INFORMATION PROVIDED:
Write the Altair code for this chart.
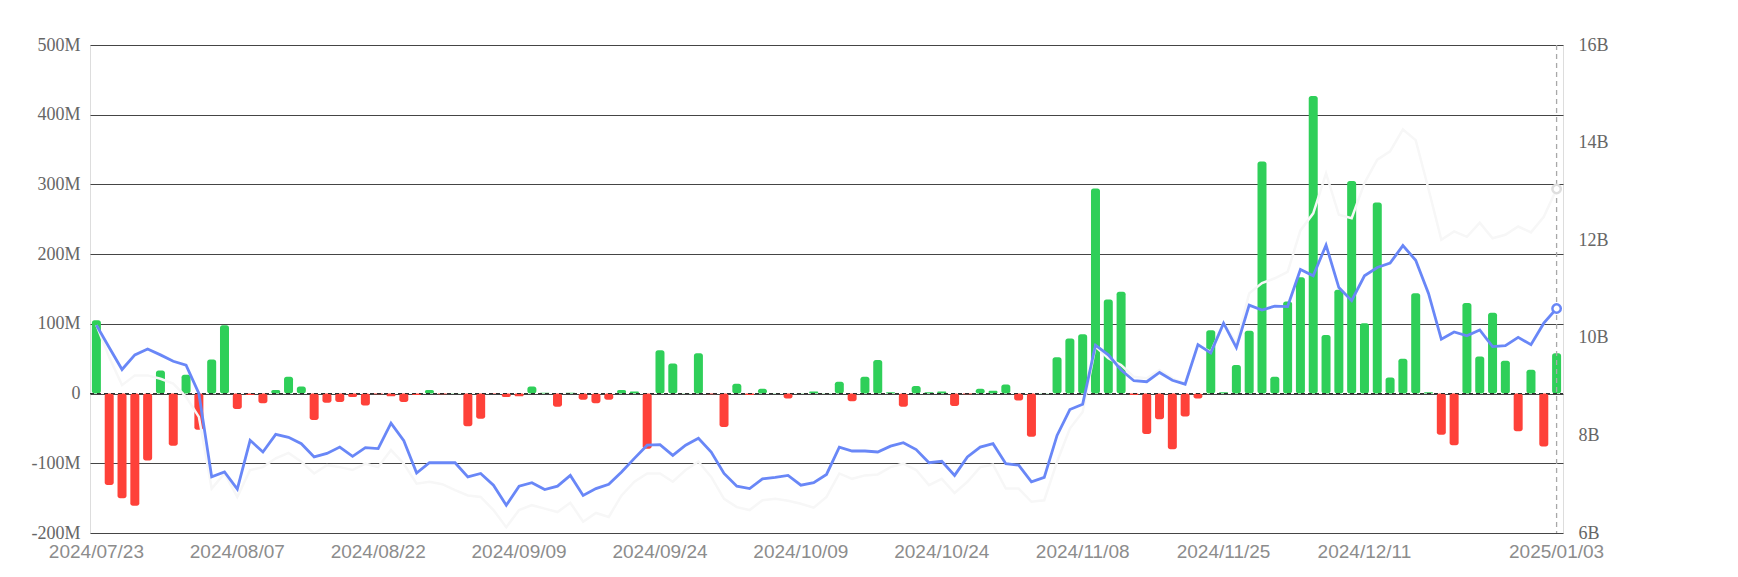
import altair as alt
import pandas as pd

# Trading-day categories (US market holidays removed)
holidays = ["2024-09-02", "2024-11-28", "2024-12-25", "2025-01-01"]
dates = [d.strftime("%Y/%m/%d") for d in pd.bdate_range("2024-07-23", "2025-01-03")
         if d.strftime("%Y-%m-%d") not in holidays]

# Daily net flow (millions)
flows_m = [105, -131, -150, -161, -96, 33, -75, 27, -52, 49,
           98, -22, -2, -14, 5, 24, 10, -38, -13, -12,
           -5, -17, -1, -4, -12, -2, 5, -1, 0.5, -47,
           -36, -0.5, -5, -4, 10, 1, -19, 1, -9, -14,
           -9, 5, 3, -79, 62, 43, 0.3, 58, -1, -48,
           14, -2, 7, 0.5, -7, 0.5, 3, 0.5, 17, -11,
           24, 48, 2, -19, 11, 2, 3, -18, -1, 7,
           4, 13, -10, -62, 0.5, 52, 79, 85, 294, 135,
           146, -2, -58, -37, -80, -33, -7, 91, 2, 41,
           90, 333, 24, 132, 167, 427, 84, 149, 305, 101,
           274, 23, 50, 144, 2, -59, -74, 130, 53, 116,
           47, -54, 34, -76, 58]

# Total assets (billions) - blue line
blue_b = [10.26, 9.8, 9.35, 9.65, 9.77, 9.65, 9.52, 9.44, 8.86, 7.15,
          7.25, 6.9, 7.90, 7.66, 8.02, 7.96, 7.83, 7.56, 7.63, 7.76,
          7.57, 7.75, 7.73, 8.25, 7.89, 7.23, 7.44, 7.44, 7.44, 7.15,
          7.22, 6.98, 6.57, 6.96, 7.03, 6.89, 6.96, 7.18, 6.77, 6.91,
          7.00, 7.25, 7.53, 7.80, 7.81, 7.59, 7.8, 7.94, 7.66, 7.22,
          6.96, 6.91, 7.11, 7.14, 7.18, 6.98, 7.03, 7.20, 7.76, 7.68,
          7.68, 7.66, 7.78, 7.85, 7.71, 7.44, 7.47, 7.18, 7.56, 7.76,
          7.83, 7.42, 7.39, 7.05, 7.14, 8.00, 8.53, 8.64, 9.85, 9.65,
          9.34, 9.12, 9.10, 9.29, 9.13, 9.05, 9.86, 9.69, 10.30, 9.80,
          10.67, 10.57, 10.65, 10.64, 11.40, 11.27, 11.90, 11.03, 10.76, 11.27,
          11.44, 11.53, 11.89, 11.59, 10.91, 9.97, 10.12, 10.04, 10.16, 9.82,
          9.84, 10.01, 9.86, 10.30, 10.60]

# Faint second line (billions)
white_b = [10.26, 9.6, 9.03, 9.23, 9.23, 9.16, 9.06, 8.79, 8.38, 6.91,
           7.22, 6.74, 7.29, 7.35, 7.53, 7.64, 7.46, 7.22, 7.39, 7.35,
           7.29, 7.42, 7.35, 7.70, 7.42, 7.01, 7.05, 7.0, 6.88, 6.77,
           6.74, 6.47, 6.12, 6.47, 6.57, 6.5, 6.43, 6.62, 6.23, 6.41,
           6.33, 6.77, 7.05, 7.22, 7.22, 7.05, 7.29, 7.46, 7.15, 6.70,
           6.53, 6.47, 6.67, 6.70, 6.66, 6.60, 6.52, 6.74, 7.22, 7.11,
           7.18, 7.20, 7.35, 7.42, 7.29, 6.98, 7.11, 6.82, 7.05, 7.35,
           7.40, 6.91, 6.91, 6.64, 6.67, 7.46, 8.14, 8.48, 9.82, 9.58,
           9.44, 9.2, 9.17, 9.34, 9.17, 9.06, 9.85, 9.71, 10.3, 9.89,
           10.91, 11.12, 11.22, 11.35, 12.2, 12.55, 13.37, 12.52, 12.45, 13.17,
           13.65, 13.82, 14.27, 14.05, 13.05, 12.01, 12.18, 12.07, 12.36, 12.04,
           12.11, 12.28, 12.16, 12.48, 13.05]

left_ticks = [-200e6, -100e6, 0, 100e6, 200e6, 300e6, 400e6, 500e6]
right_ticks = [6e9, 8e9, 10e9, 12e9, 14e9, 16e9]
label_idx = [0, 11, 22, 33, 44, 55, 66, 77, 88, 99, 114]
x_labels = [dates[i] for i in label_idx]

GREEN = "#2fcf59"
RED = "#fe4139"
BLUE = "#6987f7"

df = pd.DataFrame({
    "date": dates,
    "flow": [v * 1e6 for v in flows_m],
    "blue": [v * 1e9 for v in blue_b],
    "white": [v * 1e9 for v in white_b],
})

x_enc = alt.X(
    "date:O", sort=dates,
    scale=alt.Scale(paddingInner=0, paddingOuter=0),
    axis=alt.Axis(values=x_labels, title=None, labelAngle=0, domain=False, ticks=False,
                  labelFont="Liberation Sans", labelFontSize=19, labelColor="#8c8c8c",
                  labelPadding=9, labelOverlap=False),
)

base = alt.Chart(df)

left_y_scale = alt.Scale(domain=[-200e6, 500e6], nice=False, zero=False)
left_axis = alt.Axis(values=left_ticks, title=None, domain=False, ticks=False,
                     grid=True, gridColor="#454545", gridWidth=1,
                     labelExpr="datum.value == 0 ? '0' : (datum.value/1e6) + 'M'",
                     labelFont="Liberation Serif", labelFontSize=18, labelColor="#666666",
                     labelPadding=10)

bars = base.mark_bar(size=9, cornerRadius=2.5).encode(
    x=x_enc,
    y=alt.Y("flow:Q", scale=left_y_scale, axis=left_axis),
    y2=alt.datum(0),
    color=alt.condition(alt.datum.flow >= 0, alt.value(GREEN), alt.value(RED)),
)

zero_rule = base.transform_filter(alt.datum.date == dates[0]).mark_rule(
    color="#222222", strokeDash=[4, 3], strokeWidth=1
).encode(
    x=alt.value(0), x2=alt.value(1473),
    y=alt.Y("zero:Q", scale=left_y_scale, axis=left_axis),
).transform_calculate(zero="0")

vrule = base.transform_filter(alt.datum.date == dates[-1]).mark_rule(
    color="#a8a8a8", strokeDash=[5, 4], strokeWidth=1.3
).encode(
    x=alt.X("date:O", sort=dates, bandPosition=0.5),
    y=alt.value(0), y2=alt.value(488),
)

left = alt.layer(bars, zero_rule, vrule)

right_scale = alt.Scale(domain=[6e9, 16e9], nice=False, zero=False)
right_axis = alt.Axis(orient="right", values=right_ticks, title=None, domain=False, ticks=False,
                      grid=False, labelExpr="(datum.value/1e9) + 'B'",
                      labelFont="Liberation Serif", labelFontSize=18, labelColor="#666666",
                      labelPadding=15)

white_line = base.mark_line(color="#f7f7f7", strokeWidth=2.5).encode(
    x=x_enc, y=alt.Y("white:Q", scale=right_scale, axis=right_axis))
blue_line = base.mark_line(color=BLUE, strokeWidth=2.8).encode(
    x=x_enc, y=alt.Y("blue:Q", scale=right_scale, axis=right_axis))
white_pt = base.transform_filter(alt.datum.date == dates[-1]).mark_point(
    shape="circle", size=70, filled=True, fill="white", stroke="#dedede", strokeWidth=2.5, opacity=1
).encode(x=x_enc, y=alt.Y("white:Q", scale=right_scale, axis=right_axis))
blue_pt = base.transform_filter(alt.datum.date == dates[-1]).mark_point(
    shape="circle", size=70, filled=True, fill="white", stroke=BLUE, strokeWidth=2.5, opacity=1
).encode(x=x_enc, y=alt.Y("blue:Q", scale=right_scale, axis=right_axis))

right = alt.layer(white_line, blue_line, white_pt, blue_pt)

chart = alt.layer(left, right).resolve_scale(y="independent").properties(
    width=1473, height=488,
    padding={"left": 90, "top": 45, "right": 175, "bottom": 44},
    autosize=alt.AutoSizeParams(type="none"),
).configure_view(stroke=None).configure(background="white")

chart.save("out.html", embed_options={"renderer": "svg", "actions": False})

TASK: Copy exactly the lines running from the beginning of the listing through the line that has "47, -54, 34, -76, 58]". Drop the pictures.

WRITTEN ANSWER:
Write the Altair code for this chart.
import altair as alt
import pandas as pd

# Trading-day categories (US market holidays removed)
holidays = ["2024-09-02", "2024-11-28", "2024-12-25", "2025-01-01"]
dates = [d.strftime("%Y/%m/%d") for d in pd.bdate_range("2024-07-23", "2025-01-03")
         if d.strftime("%Y-%m-%d") not in holidays]

# Daily net flow (millions)
flows_m = [105, -131, -150, -161, -96, 33, -75, 27, -52, 49,
           98, -22, -2, -14, 5, 24, 10, -38, -13, -12,
           -5, -17, -1, -4, -12, -2, 5, -1, 0.5, -47,
           -36, -0.5, -5, -4, 10, 1, -19, 1, -9, -14,
           -9, 5, 3, -79, 62, 43, 0.3, 58, -1, -48,
           14, -2, 7, 0.5, -7, 0.5, 3, 0.5, 17, -11,
           24, 48, 2, -19, 11, 2, 3, -18, -1, 7,
           4, 13, -10, -62, 0.5, 52, 79, 85, 294, 135,
           146, -2, -58, -37, -80, -33, -7, 91, 2, 41,
           90, 333, 24, 132, 167, 427, 84, 149, 305, 101,
           274, 23, 50, 144, 2, -59, -74, 130, 53, 116,
           47, -54, 34, -76, 58]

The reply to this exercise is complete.